For some, that will sound like a call to restore Waitangi as a place of reflection, education and national identity. For others, it may raise concerns that efforts to “depoliticise” Waitangi will risk muting the very tensions that have defined Māori-Crown relations since 1840.
Shipley said she wouldn’t argue that politics should disappear completely from Waitangi, and that challenge and protest would always have a place. “Waitangi week has capacity for that. It is a place where those conversations are appropriate. Some of them will be loud, some of them will be quiet and considered.”
Waitangi, however, should not be reduced solely to its most contentious political moments, she said. For generations, much of the political confrontation at Waitangi has centred on Te Tii Marae, but in the public imagination, the entire area has become synonymous with annual clashes between politicians, activists and iwi leaders. Shipley wants New Zealanders to see something bigger, saying Waitangi belongs to everyone, not just politicians, Māori, or those who turn up during Waitangi week.
“Waitangi is part of our story,” she said. The wider story often gets lost.
The Waitangi estate includes museums, bush walks, beaches, a golf course, accommodation and recreational facilities, alongside some of the country’s most significant historic sites. “People who love early gardens, the early Māori stories of the chiefs and the struggles they had, the frustrations of Māori who lost their land – they are all stories of early New Zealand told honestly,” Shipley said. “They are stories that are wonderful, stories that are tragic, stories that make people angry, stories of joy… these are New Zealand’s stories.”

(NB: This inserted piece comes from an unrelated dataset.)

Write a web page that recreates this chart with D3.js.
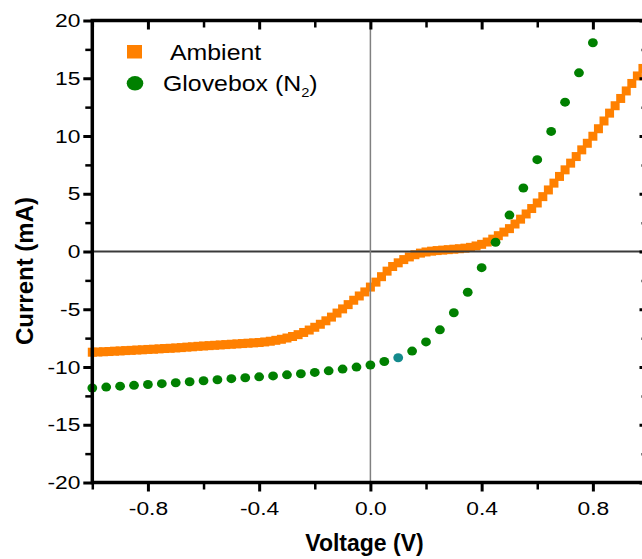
<!DOCTYPE html>
<html>
<head>
<meta charset="utf-8">
<script src="https://cdn.jsdelivr.net/npm/d3@7"></script>
<style>
  html, body { margin: 0; padding: 0; background: #fff; }
  svg { display: block; font-family: "Liberation Sans", Arial, sans-serif; }
</style>
</head>
<body>
<svg id="chart" width="642" height="559"></svg>
<script>
// J-V sweep, ambient atmosphere (0.02 V step)
const voltageAmbient = [
  -1.00, -0.98, -0.96, -0.94, -0.92, -0.90, -0.88, -0.86, -0.84, -0.82,
  -0.80, -0.78, -0.76, -0.74, -0.72, -0.70, -0.68, -0.66, -0.64, -0.62,
  -0.60, -0.58, -0.56, -0.54, -0.52, -0.50, -0.48, -0.46, -0.44, -0.42,
  -0.40, -0.38, -0.36, -0.34, -0.32, -0.30, -0.28, -0.26, -0.24, -0.22,
  -0.20, -0.18, -0.16, -0.14, -0.12, -0.10, -0.08, -0.06, -0.04, -0.02,
   0.00,  0.02,  0.04,  0.06,  0.08,  0.10,  0.12,  0.14,  0.16,  0.18,
   0.20,  0.22,  0.24,  0.26,  0.28,  0.30,  0.32,  0.34,  0.36,  0.38,
   0.40,  0.42,  0.44,  0.46,  0.48,  0.50,  0.52,  0.54,  0.56,  0.58,
   0.60,  0.62,  0.64,  0.66,  0.68,  0.70,  0.72,  0.74,  0.76,  0.78,
   0.80,  0.82,  0.84,  0.86,  0.88,  0.90,  0.92,  0.94,  0.96,  0.98,
   1.00
];
const currentAmbient = [
  -8.72, -8.70, -8.68, -8.66, -8.63, -8.61, -8.58, -8.56, -8.53, -8.51,
  -8.48, -8.46, -8.43, -8.40, -8.38, -8.35, -8.32, -8.28, -8.25, -8.21,
  -8.18, -8.15, -8.12, -8.09, -8.06, -8.03, -8.00, -7.97, -7.94, -7.91,
  -7.88, -7.83, -7.77, -7.69, -7.60, -7.49, -7.36, -7.20, -7.01, -6.80,
  -6.56, -6.30, -6.00, -5.68, -5.33, -4.97, -4.60, -4.22, -3.85, -3.50,
  -3.08, -2.65, -2.18, -1.70, -1.30, -0.98, -0.70, -0.47, -0.28, -0.14,
  -0.04,  0.03,  0.08,  0.12,  0.16,  0.20,  0.24,  0.29,  0.36,  0.48,
   0.62,  0.82,  1.07,  1.37,  1.68,  1.98,  2.38,  2.80,  3.25,  3.72,
   4.20,  4.75,  5.33,  5.92,  6.50,  7.07,  7.65,  8.22,  8.80,  9.37,
   9.98, 10.63, 11.30, 11.98, 12.62, 13.25, 13.90, 14.55, 15.20, 15.85,
  16.50
];

// J-V sweep, nitrogen glovebox (0.05 V step)
const voltageGlovebox = [
  -1.00, -0.95, -0.90, -0.85, -0.80, -0.75, -0.70, -0.65, -0.60, -0.55,
  -0.50, -0.45, -0.40, -0.35, -0.30, -0.25, -0.20, -0.15, -0.10, -0.05,
   0.00,  0.05,  0.10,  0.15,  0.20,  0.25,  0.30,  0.35,  0.40,  0.45,
   0.50,  0.55,  0.60,  0.65,  0.70,  0.75,  0.80
];
const currentGlovebox = [
  -11.82, -11.74, -11.66, -11.59, -11.52, -11.44, -11.36, -11.28, -11.19, -11.10,
  -11.01, -10.93, -10.85, -10.77, -10.68, -10.58, -10.47, -10.33, -10.18, -10.01,
   -9.83,  -9.52,  -9.20,  -8.62,  -7.83,  -6.78,  -5.30,  -3.53,  -1.40,   0.80,
    3.15,   5.50,   7.95,  10.40,  12.93,  15.47,  18.07
];
// the one sample plotted in a different hue
const markedGloveboxVoltage = 0.10;

const seriesNames = ["Ambient", "Glovebox (N", "2", ")"];
const xMajorTicks = [-0.8, -0.4, 0.0, 0.4, 0.8];
const xMinorTicks = [-1.0, -0.6, -0.2, 0.2, 0.6, 1.0];
const yMajorTicks = [-20, -15, -10, -5, 0, 5, 10, 15, 20];
const yMinorTicks = [-17.5, -12.5, -7.5, -2.5, 2.5, 7.5, 12.5, 17.5];
const xTitle = "Voltage (V)";
const yTitle = "Current (mA)";

const ORANGE = "#ff8000";
const GREEN = "#008000";
const TEAL = "#138a8c";

const svg = d3.select("#chart");

const x = d3.scaleLinear().domain([-1, 1]).range([92.3, 648.5]);
const y = d3.scaleLinear().domain([-20, 20]).range([482.5, 20.5]);

const plot = svg.append("g");

// Ambient: dense orange squares
const sq = 9;
plot.append("g").selectAll("rect")
  .data(voltageAmbient.map((v, i) => ({ v, c: currentAmbient[i] })))
  .join("rect")
  .attr("x", d => x(d.v) - sq / 2)
  .attr("y", d => y(d.c) - sq / 2)
  .attr("width", sq)
  .attr("height", sq)
  .attr("fill", ORANGE);

// reference lines through the origin
plot.append("line")
  .attr("x1", x(-1)).attr("x2", x(1))
  .attr("y1", y(0)).attr("y2", y(0))
  .attr("stroke", "#3a3a3a").attr("stroke-width", 2);
plot.append("line")
  .attr("x1", x(0)).attr("x2", x(0))
  .attr("y1", y(20)).attr("y2", y(-20))
  .attr("stroke", "#808080").attr("stroke-width", 1.5);

// Glovebox: green dots
plot.append("g").selectAll("ellipse")
  .data(voltageGlovebox.map((v, i) => ({ v, c: currentGlovebox[i] })))
  .join("ellipse")
  .attr("cx", d => x(d.v))
  .attr("cy", d => y(d.c))
  .attr("rx", 4.9)
  .attr("ry", 4.5)
  .attr("fill", d => Math.abs(d.v - markedGloveboxVoltage) < 1e-9 ? TEAL : GREEN);

// axes
const majorLen = 9, minorLen = 7;
const tickFont = 19, tickStretch = 1.2;

function styleTicks(g, width) {
  g.select(".domain").remove();
  g.selectAll(".tick line").attr("stroke", "#000").attr("stroke-width", width);
}

// left
const gl = svg.append("g").attr("transform", `translate(${x(-1)},0)`)
  .call(d3.axisLeft(y).tickValues(yMajorTicks).tickSize(majorLen).tickPadding(3)
    .tickFormat(d => String(d)));
styleTicks(gl, 3);
gl.selectAll(".tick text")
  .attr("font-size", tickFont)
  .attr("fill", "#000")
  .attr("x", -(majorLen + 3) / tickStretch)
  .attr("transform", `scale(${tickStretch},1)`);
const glm = svg.append("g").attr("transform", `translate(${x(-1)},0)`)
  .call(d3.axisLeft(y).tickValues(yMinorTicks).tickSize(minorLen).tickFormat(""));
styleTicks(glm, 2.5);

// bottom
const gb = svg.append("g").attr("transform", `translate(0,${y(-20)})`)
  .call(d3.axisBottom(x).tickValues(xMajorTicks).tickSize(majorLen).tickPadding(10)
    .tickFormat(d => d.toFixed(1)));
styleTicks(gb, 3);
gb.selectAll(".tick text")
  .attr("font-size", tickFont)
  .attr("fill", "#000")
  .attr("transform", `scale(${tickStretch},1)`);
const gbm = svg.append("g").attr("transform", `translate(0,${y(-20)})`)
  .call(d3.axisBottom(x).tickValues(xMinorTicks).tickSize(minorLen).tickFormat(""));
styleTicks(gbm, 2.5);

// top and right: inward ticks, no labels
const gt = svg.append("g").attr("transform", `translate(0,${y(20)})`)
  .call(d3.axisTop(x).tickValues(xMajorTicks).tickSize(-majorLen).tickFormat(""));
styleTicks(gt, 3);
const gtm = svg.append("g").attr("transform", `translate(0,${y(20)})`)
  .call(d3.axisTop(x).tickValues(xMinorTicks).tickSize(-minorLen).tickFormat(""));
styleTicks(gtm, 2.5);
const gr = svg.append("g").attr("transform", `translate(${x(1)},0)`)
  .call(d3.axisRight(y).tickValues(yMajorTicks).tickSize(-majorLen).tickFormat(""));
styleTicks(gr, 3);
const grm = svg.append("g").attr("transform", `translate(${x(1)},0)`)
  .call(d3.axisRight(y).tickValues(yMinorTicks).tickSize(-minorLen).tickFormat(""));
styleTicks(grm, 2.5);

// frame
svg.append("rect")
  .attr("x", x(-1)).attr("y", y(20))
  .attr("width", x(1) - x(-1)).attr("height", y(-20) - y(20))
  .attr("fill", "none").attr("stroke", "#000").attr("stroke-width", 3.5);

// axis titles
svg.append("text")
  .attr("x", 364.5)
  .attr("y", 551)
  .attr("text-anchor", "middle")
  .attr("font-size", 23)
  .attr("font-weight", "bold")
  .text(xTitle);
svg.append("text")
  .attr("transform", "translate(33,271) rotate(-90)")
  .attr("text-anchor", "middle")
  .attr("font-size", 24)
  .attr("font-weight", "bold")
  .text(yTitle);

// legend
const legendFont = 22, legendStretch = 1.13;
const lg = svg.append("g");
lg.append("rect")
  .attr("x", 127).attr("y", 45).attr("width", 15).attr("height", 13.5)
  .attr("fill", ORANGE);
lg.append("ellipse")
  .attr("cx", 135).attr("cy", 83.3).attr("rx", 8.3).attr("ry", 7.3)
  .attr("fill", GREEN);
lg.append("text")
  .attr("transform", `translate(170,60) scale(${legendStretch},1)`)
  .attr("font-size", legendFont)
  .text(seriesNames[0]);
const t2 = lg.append("text")
  .attr("transform", `translate(163,91) scale(${legendStretch},1)`)
  .attr("font-size", legendFont);
t2.append("tspan").text(seriesNames[1]);
t2.append("tspan").attr("font-size", 13).attr("dy", 6).text(seriesNames[2]);
t2.append("tspan").attr("dy", -6).text(seriesNames[3]);
</script>
</body>
</html>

Shipley said she was not perturbed by stepping into the role during a fraught time in the country’s treaty conversation, saying she sees a longer historical arc. Having entered parliament in 1987, she argues the country has made significant progress since.“When I came into politics, the [Māori] language was almost lost.”
As well as the growth of te reo Māori, she pointed to the treaty settlement process and the development of Māori institutions as evidence of a nation slowly working through a legacy of colonisation. “I see that we’re a nation that is on a journey, but we mustn’t talk ourselves down,” Shipley said.
Her optimism is perhaps to be expected from a politician whose career intersected with some of the most significant moments in the treaty settlement era. Shipley was prime minister when the Ngāi Tahu settlement was signed and was part of a generation of politicians who oversaw major developments in Crown-Māori relations throughout the 1990s and early 2000s.
She said she was proud of those achievements. “Great nations don’t break their promises.”
Time will tell whether Shipley can keep her promise to show Waitangi to the country in a different light.